Fox, who wrote the book “Think to Win: The Strategic Dimension of Tennis,” thinks that Nadal has supernatural powers that allow him to be mentally stronger on clay than just about every other player.

“Rafa can concentrate 100 percent longer than the other guy,” Fox said. “He plays every point long and hard and has a marathon mentality. And because time is a factor in tennis, more so than in other sports, a person may be very good for an hour or two, but not so much for three or four hours.”
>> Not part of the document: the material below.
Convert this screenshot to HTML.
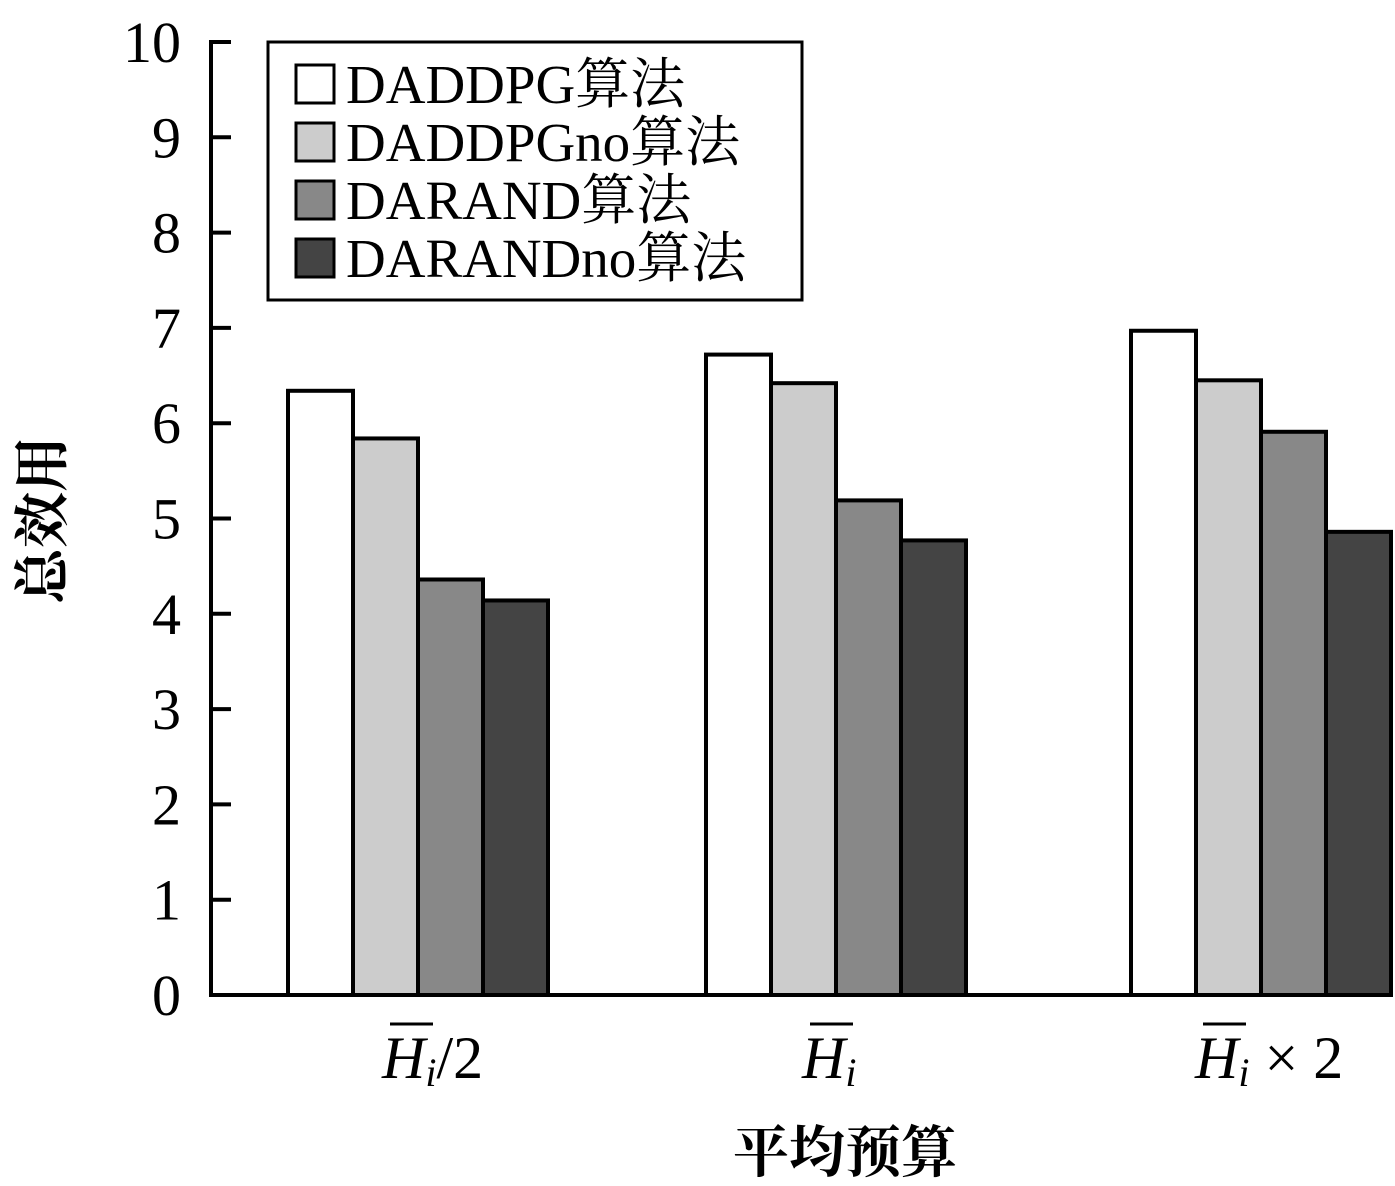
<!DOCTYPE html>
<html><head><meta charset="utf-8"><style>body{margin:0;background:#fff}svg{display:block}text{font-family:"Liberation Serif","Noto Serif CJK SC",serif;fill:#000}</style></head>
<body>
<svg id="chart" width="1395" height="1186" viewBox="0 0 1395 1186" xmlns="http://www.w3.org/2000/svg">
<g id="bars"></g>
<g id="axes"></g>
<g font-size="60">
<text x="382" y="1078"><tspan font-style="italic">H</tspan><tspan font-style="italic" font-size="40" dy="8">i</tspan><tspan dy="-8">/2</tspan></text>
<line x1="390" y1="1024" x2="433" y2="1024" stroke="#000" stroke-width="3"/>
<text x="802" y="1078"><tspan font-style="italic">H</tspan><tspan font-style="italic" font-size="40" dy="8">i</tspan></text>
<line x1="810" y1="1024" x2="853" y2="1024" stroke="#000" stroke-width="3"/>
<text x="1195" y="1078"><tspan font-style="italic">H</tspan><tspan font-style="italic" font-size="40" dy="8">i</tspan><tspan dy="-8"> × 2</tspan></text>
<line x1="1203" y1="1024" x2="1246" y2="1024" stroke="#000" stroke-width="3"/>
</g>
<text x="845" y="1172" font-size="56" font-weight="bold" text-anchor="middle">平均预算</text>
<text transform="translate(62,520) rotate(-90)" font-size="56" font-weight="bold" text-anchor="middle">总效用</text>
<g>
<rect x="268" y="42" width="534" height="258" fill="#fff" stroke="#000" stroke-width="3"/>
<g id="legend-entries"></g>
</g>
<script>
const categories=["H/2","H","H×2"];
const seriesNames=["DADDPG算法","DADDPGno算法","DARAND算法","DARANDno算法"];
const seriesColors=["#ffffff","#cccccc","#888888","#444444"];
const s1=[6.34,6.72,6.97];
const s2=[5.84,6.42,6.45];
const s3=[4.36,5.19,5.91];
const s4=[4.14,4.77,4.86];
const yTicks=[0,1,2,3,4,5,6,7,8,9,10];
const series=[s1,s2,s3,s4];
const NS="http://www.w3.org/2000/svg";
const y0=995, pxPerUnit=95.3;
const yScale=v=>y0-v*pxPerUnit;
const groupStart=[288,706,1131], barW=65;
const xScale=(ci,si)=>groupStart[ci]+si*barW;
const bars=document.getElementById('bars');
series.forEach((vals,si)=>vals.forEach((v,ci)=>{
 const r=document.createElementNS(NS,'rect');
 
 
 r.setAttribute('x',xScale(ci,si));r.setAttribute('y',yScale(v));
 r.setAttribute('width',barW);r.setAttribute('height',y0-yScale(v));
 r.setAttribute('fill',seriesColors[si]);r.setAttribute('stroke','#000');r.setAttribute('stroke-width','4');
 bars.appendChild(r);
}));
const axes=document.getElementById('axes');
function ln(x1,y1,x2,y2,name){const l=document.createElementNS(NS,'line');
 
 
 l.setAttribute('x1',x1);l.setAttribute('y1',y1);l.setAttribute('x2',x2);l.setAttribute('y2',y2);
 l.setAttribute('stroke','#000');l.setAttribute('stroke-width','4');axes.appendChild(l);}
ln(211,40,211,997,'y-axis-line');
ln(209,995,1393,995,'x-axis-line');
yTicks.forEach(t=>{
 ln(211,yScale(t),231,yScale(t),'y-tick');
 const tx=document.createElementNS(NS,'text');
 
 
 tx.setAttribute('x',181);tx.setAttribute('y',yScale(t)+20);tx.setAttribute('font-size','58');tx.setAttribute('text-anchor','end');
 tx.textContent=t;axes.appendChild(tx);
});
const le=document.getElementById('legend-entries');
seriesNames.forEach((n,i)=>{
 const cy=84+i*58;
 const r=document.createElementNS(NS,'rect');
 
 
 r.setAttribute('x',296);r.setAttribute('y',cy-19);r.setAttribute('width',38);r.setAttribute('height',38);
 r.setAttribute('fill',seriesColors[i]);r.setAttribute('stroke','#000');r.setAttribute('stroke-width','3');le.appendChild(r);
 const t=document.createElementNS(NS,'text');
 
 
 t.setAttribute('x',346);t.setAttribute('y',cy+19);t.setAttribute('font-size','55');
 t.textContent=n;le.appendChild(t);
});
</script>
</svg>
</body></html>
There are plenty of players who have succeeded on all surfaces. Bjorn Borg won six French Opens and five Wimbledons in the 1970s and ’80s, three times succeeding at both within weeks of each other.

Evert won seven times at Roland Garros, three at Wimbledon and six times at the U.S. Open, while Martina Navratilova captured nine Wimbledons, four U.S. Opens and two French Opens. Nadal has won Wimbledon twice and the U.S. Open three times, and Serena Williams and Novak Djokovic have wins at every major. Steffi Graf won six French Opens, seven Wimbledons, five U.S. Opens and four Australian Opens.

Then there are those great players who couldn’t master all surfaces. John McEnroe won the U.S. Open four times and Wimbledon three times, but couldn’t win on the clay at Roland Garros. Neither could Pete Sampras, who won Wimbledon seven times in eight years. It took Roger Federer 11 chances to win the French. Neither Ivan Lendl nor Monica Seles ever won Wimbledon.

“I really think that too much is made of playing on different surfaces,” said Lendl, who won the French Open in 1984, ’86 and ’87.

“I grew up playing on clay, so I didn’t know anything else and that was more natural for me,” he said. “I understood that the points were longer, there could be bad bounces, that the serve didn’t mean as much and that there could be more ebbs and flows in the match.

“But the bottom line is that no matter what surface it is, you just have to execute and play your tennis,” he said. “You can’t go on the court with that in your head. You can’t overthink everything. That just complicates it. The beauty and genius in this sport is simplifying things. Just get out on the court and play.”